XXVII TO -A-   Is 5, 1-7 / Flp 4, 6-9 / Mt 21, 33-34  

           

El poema de la viña, lleno de ternura y belleza,  es uno de los pasajes más sorprendentes de Isaías. El profeta, con un lenguaje poético,  hace comprender al pueblo de Israel que Dios ha cuidado de él, lo ha tratado con especial amor, se ha preocupado de su crecimiento y, sin embargo, el pueblo no ha correspondido a tal amor;  no ha sido fiel.  La pregunta que se hace el dueño de la viña adquiere tonos desgarradores: ¿Qué más cabía hacer por mi viña que yo no lo haya hecho?  Parece que nos adentramos en el corazón mismo de Dios que ama a Israel. ¿En qué ha faltado Dios a su amor? ¿Ha abandonado al pueblo en tiempo de            dificultad? 
              Se trata ciertamente de una alegoría que los oyentes del profeta comprenden enseguida. La viña representa a Israel y que el viñador no es otro que el mismo Yahveh. A pesar de que Israel ha sido cuidado como un hijo,  de que ha sido liberado,  de que el Señor lo ha elegido como el pueblo de su propiedad, Israel no produce frutos de salvación, no da uvas dulces sino  inmaduras y silvestres ("Hay asesinatos, lamento de los oprimidos, oscurecimiento de la verdad, corrupción de la justicia"). Es sorprendente ver la tristeza profunda del viñador y, a la vez, su firmeza ante la viña improductiva. Él vendrá y la devastará, la dejará desolada.

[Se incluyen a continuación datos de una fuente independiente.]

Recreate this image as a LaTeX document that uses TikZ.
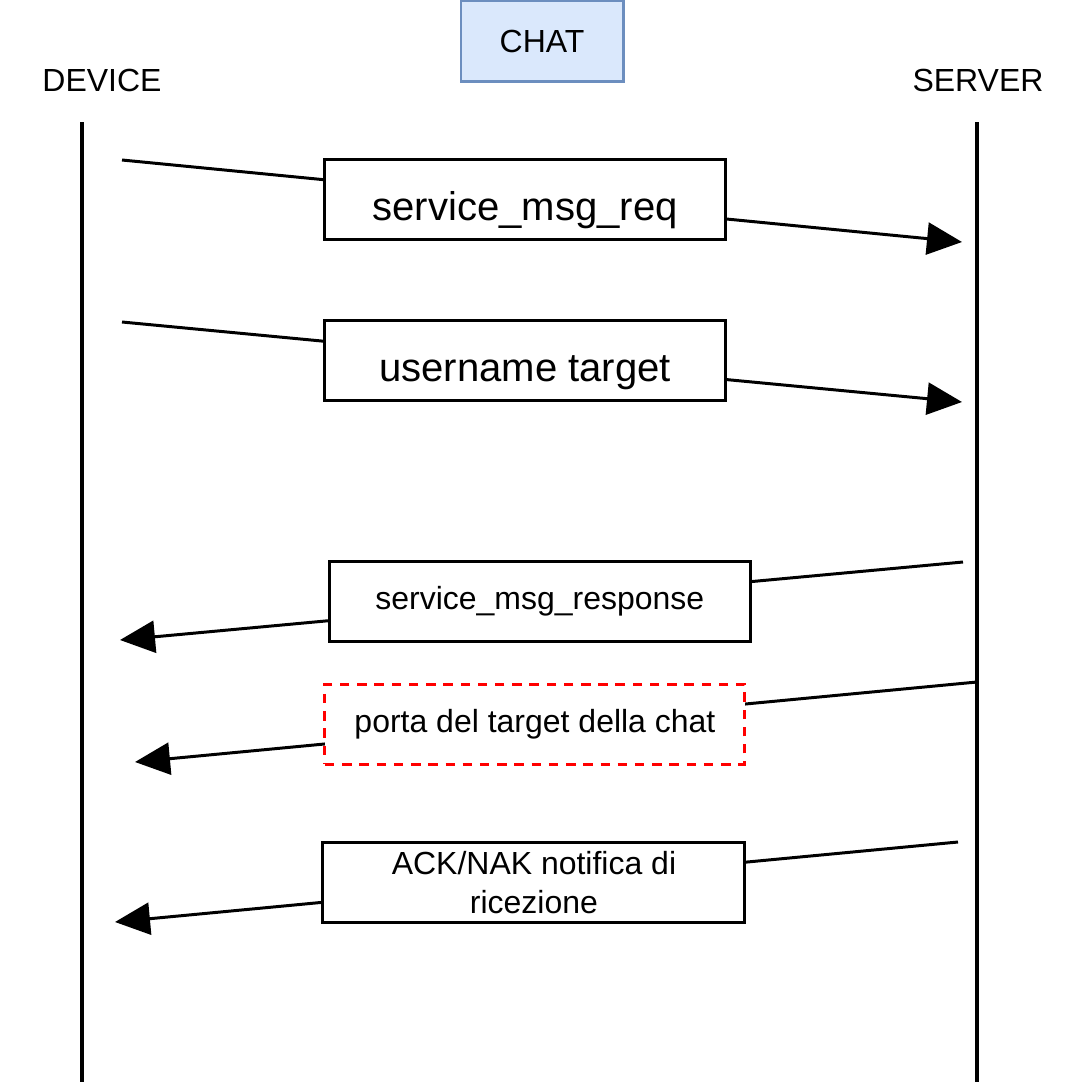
\documentclass[tikz,border=0pt]{standalone}
\usepackage{fontspec}
\setmainfont{Liberation Sans}
\usepackage{xcolor}
\usepackage{tikz}
\usetikzlibrary{arrows.meta}
\definecolor{chatfill}{HTML}{DAE8FC}
\definecolor{chatdraw}{HTML}{6C8EBF}
\newcommand{\smallfnt}{\fontsize{9.1}{11}\selectfont}
\newcommand{\bigfnt}{\fontsize{11.4}{13.7}\selectfont}

\begin{document}
\begin{tikzpicture}[
  actor/.style={font=\smallfnt, inner sep=0pt},
  life/.style={line width=1.1pt},
  msg/.style={draw, fill=white, line width=0.85pt, align=center, font=\smallfnt, minimum height=8mm, inner sep=2pt},
  msgbig/.style={msg, font=\bigfnt, text height=12pt, text depth=0pt},
  note/.style={msg, draw=red, dashed, dash pattern=on 2.7pt off 2.2pt},
  arr/.style={-{Triangle[length=3.5mm, width=3.2mm]}, line width=0.85pt}
]
\useasboundingbox (0,0) rectangle (10.8,-10.88);
% header
\node[draw=chatdraw, fill=chatfill, line width=0.85pt, font=\smallfnt, minimum width=16.2mm, minimum height=8.1mm] (chat) at (5.42,-0.41) {CHAT};
\node[actor] (dev) at (1.02,-0.80) {DEVICE};
\node[actor] (srv) at (9.78,-0.80) {SERVER};
% lifelines
\coordinate (devtop) at (0.82,-1.22); \coordinate (devbot) at (0.82,-10.82);
\coordinate (srvtop) at (9.77,-1.22); \coordinate (srvbot) at (9.77,-10.82);
\draw[life] (devtop) -- (devbot);
\draw[life] (srvtop) -- (srvbot);
% message ends
\coordinate (a1) at (1.22,-1.60); \coordinate (b1) at (9.62,-2.42);
\coordinate (a2) at (1.22,-3.22); \coordinate (b2) at (9.62,-4.02);
\coordinate (a3) at (9.63,-5.62); \coordinate (b3) at (1.20,-6.40);
\coordinate (a4) at (9.77,-6.82); \coordinate (b4) at (1.35,-7.62);
\coordinate (a5) at (9.58,-8.42); \coordinate (b5) at (1.15,-9.22);
% messages
\draw[arr] (a1) -- node[msgbig, pos=0.48, minimum width=40.1mm] (m1) {service\_msg\_req} (b1);
\draw[arr] (a2) -- node[msgbig, pos=0.48, minimum width=40.1mm] (m2) {username target} (b2);
\draw[arr] (a3) -- node[msg, pos=0.502, minimum width=42.1mm] (m3) {service\_msg\_response} (b3);
\draw[arr] (a4) -- node[note, pos=0.525, minimum width=42mm] (m4) {porta del target della chat} (b4);
\draw[arr] (a5) -- node[msg, pos=0.503, minimum width=42.2mm] (m5) {ACK/NAK notifica di\\ricezione} (b5);
\end{tikzpicture}
\end{document}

            En la parábola del evangelio los culpables de la falta de frutos son los labradores que reciben la viña en arriendo. Son gente sin escrúpulos,  que no sirven a la viña, sino que se sirven de ella para su propio provecho. En su corazón no está el amor por la viña, ni el amor por el dueño de la misma, sino el amor a sí mismos. Su interés es aprovecharse lo máximo  posible, por eso, al ver venir a los embajadores que requieren los frutos, se molestan, los golpean, los matan. Cualquier cosa que se interponga a su bienestar y al mejor usufructo de la viña en su favor, debe ser eliminada. Cuando ven venir al hijo, cuando tienen la oportunidad de reconciliarse con el Padre, de ofrecer frutos, de respetar el derecho..., traman el crimen más cruel: eliminar al hijo para quedarse con la herencia y la propiedad que no les pertenecen. Las palabras finales de la parábolas son dramáticas, como las de Isaías: el dueño de la viña acabará con aquellos arrendatarios y ofrecerá su viña a otros arrendatarios que            produzcan frutos.
            Ambos textos ponen de relieve la importancia de producir frutos de justicia y solidaridad, de no utilizar de manera exclusiva y egoísta los bienes que el Señor ha puesto en nuestras manos.  Dios ofrece al hombre múltiples dones: la vida, la tierra, la fe, la vocación profesional, familiar, religiosa, sacerdotal... y el Señor espera por parte del hombre una transformación interior, una respuesta, que se manifieste en  frutos de santidad para el bien de sus hermanos, del mundo y  la sociedad entera.  Hay también una  clara indicación para que la Iglesia, el nuevo pueblo de Dios al que se ha confiado la viña, fundada sobre Jesucristo, piedra rechazada pero convertida en  "la piedra angular", supere la tentación permanente de esterilidad y de mirarse solo a sí misma,  y busque en todas sus acciones, vivir en la luz de la verdad, de los valores evangélicos, de la justicia y la cercanía a todos los hombres.    
            Somos la viña del Señor, su viña preferida, y Él se alegra y es glorificado cuando nuestra vida camina hacia la santidad, según la propia vocación que hemos recibido y estamos  llamados a vivir en el mundo y en la Iglesia; cuando  nuestras obras buscan y realizan el bien; cuando su amor es correspondido. No siempre los frutos serán manifiestos o inmediatos, pero no cabe dudar que si permanecemos unidos a Cristo, como el sarmiento permanece unido a la vid, produciremos frutos a su tiempo. Acabo con las hermosas palabras de san  Pablo: "Finalmente hermanos, todo lo que es noble, justo, puro, amable...tenedlo en cuenta y el Dios de la paz estará con vosotros". Vivamos alegres, confiados en Dios y amparados siempre de buenos sentimientos. No son las ideologías ni el poder..., son los santos quienes cambian el mundo. Que así sea con la Gracia de Dios.